DETROIT.- The Detroit Institute of Arts is celebrating the 50th anniversary of the American studio-glass movement with the opening of the renovated Aviva and Jack A. Robinson glass gallery on Wednesday, April 4. The gallery, which is dedicated solely to displaying studio glass, will feature new cases, upgraded lighting and two stunning new acquisitions: Still Life with Vines (2011) by Beth Lipman and Spirit Box (2009) by Preston Singletary.
We are delighted with the new look in the Aviva and Jack A. Robinson gallery, said Graham W. J. Beal, DIA director. Visitors truly enjoy the glass gallery, and the new cases and lighting will increase their enjoyment by bringing new dimensions to these works.
The DIAs collection includes iconic works by Dominick Labino and Harvey Littleton, who founded the studio-glass movement in 1962 with workshops at the Toledo Museum of Art. Other notable artists in the collection include Dale Chihuly, Howard Ben-Tré, Herb Babcock and Therman Statom.
Weve completely reinstalled the Robinson gallery with highlights and rarely displayed objects from the collection, said Rebecca Hart, DIA associate curator of contemporary art. These works illustrate the evolution of the studio-glass movement from its origins until today.
Conceptual artist Beth Lipmans Still Life with Vines is a tea table with 48 individual objects that pays homage to 17th-century still lifes in which European masters painstakingly rendered details like the fine crumb on a crusty loaf or the sparkling glint of crystal. Lipman recreates such images in clear glass, draining them of color and substance, which blurs the identities of each form. Translucence and multiple reflections mask the clarity of Lipmans well-crafted forms, dissolving the boundaries between them. Her glimmering tableau appears as a brittle scene from a fairy tale or a dream vision that might shatter.

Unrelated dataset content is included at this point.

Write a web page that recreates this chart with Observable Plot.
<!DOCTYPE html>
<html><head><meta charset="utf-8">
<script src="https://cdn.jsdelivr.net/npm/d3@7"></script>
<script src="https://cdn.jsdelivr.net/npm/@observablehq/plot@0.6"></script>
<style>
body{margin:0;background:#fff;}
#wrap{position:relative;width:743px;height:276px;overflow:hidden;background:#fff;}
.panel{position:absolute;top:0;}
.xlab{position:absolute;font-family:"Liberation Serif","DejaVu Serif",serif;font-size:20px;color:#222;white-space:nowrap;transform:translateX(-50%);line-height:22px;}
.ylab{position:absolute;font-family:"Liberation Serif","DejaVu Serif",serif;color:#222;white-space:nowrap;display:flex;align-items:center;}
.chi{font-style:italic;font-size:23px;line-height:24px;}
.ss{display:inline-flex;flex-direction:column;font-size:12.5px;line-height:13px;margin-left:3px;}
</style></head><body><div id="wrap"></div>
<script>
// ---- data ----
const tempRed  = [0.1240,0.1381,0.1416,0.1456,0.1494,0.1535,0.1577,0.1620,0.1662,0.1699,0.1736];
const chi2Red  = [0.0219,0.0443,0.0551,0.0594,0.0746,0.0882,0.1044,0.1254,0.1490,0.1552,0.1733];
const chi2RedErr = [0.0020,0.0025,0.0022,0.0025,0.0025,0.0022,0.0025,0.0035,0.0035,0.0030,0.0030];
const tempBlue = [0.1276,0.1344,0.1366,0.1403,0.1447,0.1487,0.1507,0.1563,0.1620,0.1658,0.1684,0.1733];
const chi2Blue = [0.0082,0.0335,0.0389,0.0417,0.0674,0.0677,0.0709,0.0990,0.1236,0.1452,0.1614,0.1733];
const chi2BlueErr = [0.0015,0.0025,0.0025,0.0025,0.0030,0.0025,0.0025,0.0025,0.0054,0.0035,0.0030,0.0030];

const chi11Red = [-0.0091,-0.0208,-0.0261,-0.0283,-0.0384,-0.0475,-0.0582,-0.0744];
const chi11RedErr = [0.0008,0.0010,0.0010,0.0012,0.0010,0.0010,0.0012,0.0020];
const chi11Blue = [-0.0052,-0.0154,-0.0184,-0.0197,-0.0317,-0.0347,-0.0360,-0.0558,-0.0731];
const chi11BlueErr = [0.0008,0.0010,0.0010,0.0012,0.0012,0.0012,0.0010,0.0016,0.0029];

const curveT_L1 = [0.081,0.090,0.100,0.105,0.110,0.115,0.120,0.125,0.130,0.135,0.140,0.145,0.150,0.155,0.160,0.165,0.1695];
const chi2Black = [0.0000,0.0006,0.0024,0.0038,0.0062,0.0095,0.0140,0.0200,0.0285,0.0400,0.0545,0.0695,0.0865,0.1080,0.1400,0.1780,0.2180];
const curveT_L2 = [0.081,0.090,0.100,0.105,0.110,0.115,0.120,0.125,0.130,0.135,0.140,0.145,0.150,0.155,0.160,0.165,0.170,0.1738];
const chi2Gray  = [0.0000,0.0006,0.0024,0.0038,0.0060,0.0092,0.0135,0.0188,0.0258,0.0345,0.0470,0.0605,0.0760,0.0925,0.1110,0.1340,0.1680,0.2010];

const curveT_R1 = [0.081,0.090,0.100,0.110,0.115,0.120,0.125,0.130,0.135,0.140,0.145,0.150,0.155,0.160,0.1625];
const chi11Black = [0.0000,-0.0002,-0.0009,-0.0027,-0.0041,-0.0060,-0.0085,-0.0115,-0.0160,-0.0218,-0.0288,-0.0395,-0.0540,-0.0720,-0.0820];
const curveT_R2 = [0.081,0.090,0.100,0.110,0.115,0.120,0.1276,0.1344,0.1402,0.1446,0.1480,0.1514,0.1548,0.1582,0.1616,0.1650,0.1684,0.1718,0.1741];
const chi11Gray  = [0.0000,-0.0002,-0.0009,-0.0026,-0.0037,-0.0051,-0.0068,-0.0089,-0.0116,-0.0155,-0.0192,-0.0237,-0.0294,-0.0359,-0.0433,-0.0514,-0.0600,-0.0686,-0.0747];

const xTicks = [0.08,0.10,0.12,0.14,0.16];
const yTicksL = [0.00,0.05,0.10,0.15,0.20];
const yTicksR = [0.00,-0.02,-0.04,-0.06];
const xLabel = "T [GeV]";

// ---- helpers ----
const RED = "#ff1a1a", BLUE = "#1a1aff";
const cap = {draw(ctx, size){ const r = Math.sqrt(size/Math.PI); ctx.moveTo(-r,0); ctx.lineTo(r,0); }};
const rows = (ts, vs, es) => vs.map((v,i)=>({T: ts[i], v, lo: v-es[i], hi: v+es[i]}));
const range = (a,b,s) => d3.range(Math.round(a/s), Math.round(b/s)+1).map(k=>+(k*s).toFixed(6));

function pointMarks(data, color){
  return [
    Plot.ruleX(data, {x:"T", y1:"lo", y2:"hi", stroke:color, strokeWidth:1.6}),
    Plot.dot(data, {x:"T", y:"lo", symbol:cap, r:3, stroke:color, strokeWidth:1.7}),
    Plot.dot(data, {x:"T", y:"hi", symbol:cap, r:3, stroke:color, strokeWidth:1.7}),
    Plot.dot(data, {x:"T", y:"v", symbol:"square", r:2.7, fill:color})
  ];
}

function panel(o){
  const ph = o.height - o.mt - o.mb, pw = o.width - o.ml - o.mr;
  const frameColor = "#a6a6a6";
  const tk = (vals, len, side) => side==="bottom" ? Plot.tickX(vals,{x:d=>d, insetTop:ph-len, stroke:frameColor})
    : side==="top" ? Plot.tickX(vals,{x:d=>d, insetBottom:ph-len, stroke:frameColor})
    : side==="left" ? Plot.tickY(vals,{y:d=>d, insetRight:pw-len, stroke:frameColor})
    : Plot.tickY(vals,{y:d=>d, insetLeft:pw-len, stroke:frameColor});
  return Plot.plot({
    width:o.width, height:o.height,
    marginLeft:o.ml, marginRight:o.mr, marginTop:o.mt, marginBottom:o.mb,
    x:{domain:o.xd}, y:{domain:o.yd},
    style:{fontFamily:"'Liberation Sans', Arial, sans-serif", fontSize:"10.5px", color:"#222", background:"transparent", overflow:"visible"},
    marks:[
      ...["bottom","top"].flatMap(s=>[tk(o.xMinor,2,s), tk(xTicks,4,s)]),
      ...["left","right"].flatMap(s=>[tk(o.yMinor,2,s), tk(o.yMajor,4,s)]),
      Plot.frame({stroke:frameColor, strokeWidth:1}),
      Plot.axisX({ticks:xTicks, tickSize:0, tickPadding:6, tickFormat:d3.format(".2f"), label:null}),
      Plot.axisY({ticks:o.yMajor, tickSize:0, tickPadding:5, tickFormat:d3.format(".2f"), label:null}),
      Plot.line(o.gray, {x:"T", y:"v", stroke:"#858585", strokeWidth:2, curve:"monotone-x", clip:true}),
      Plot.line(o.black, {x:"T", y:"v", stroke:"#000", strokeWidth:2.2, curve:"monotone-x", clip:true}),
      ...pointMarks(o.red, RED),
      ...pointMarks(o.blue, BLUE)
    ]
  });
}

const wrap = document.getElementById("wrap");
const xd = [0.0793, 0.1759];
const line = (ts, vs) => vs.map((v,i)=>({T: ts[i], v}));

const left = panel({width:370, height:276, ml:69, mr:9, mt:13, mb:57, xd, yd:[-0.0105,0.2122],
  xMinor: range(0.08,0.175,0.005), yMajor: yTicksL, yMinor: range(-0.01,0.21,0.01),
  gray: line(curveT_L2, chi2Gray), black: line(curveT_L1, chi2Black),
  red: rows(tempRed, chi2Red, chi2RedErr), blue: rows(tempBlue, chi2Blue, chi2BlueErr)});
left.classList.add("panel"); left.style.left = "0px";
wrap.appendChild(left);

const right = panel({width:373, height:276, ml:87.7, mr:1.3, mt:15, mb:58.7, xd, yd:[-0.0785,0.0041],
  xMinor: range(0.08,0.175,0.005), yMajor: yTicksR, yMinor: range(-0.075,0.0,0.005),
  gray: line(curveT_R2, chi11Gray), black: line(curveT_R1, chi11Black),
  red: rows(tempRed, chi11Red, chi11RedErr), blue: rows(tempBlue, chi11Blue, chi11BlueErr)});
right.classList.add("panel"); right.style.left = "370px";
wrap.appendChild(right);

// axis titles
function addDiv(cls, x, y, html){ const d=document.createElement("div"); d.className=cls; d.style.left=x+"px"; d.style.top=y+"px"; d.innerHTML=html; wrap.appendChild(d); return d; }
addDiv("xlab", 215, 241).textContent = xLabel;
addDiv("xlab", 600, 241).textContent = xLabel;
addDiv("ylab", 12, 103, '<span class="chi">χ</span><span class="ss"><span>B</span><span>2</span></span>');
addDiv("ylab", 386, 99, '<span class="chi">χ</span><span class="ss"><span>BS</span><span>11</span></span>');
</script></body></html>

Spirit Box by Preston Singletary, a noted Tlingit artist, is based on traditional bentwood boxes made from single planks of cedar intended for ritual use and decorated with clan crests or images of supernatural beings. These prized containers often held sacred or ceremonial objects, and were exhibited by the elite at potlatches as demonstrations of social power and wealth. Spirit Box is one of Singletarys most ambitious works, and its light source and iconography align with Tlingit creation mythology.
Aviva and Jack A. Robinson endowed the gallery in 1996 and made the most significant donation of glass in the museums history. The Robinsons are internationally and nationally renowned for the quality and range of their collection of studio glass.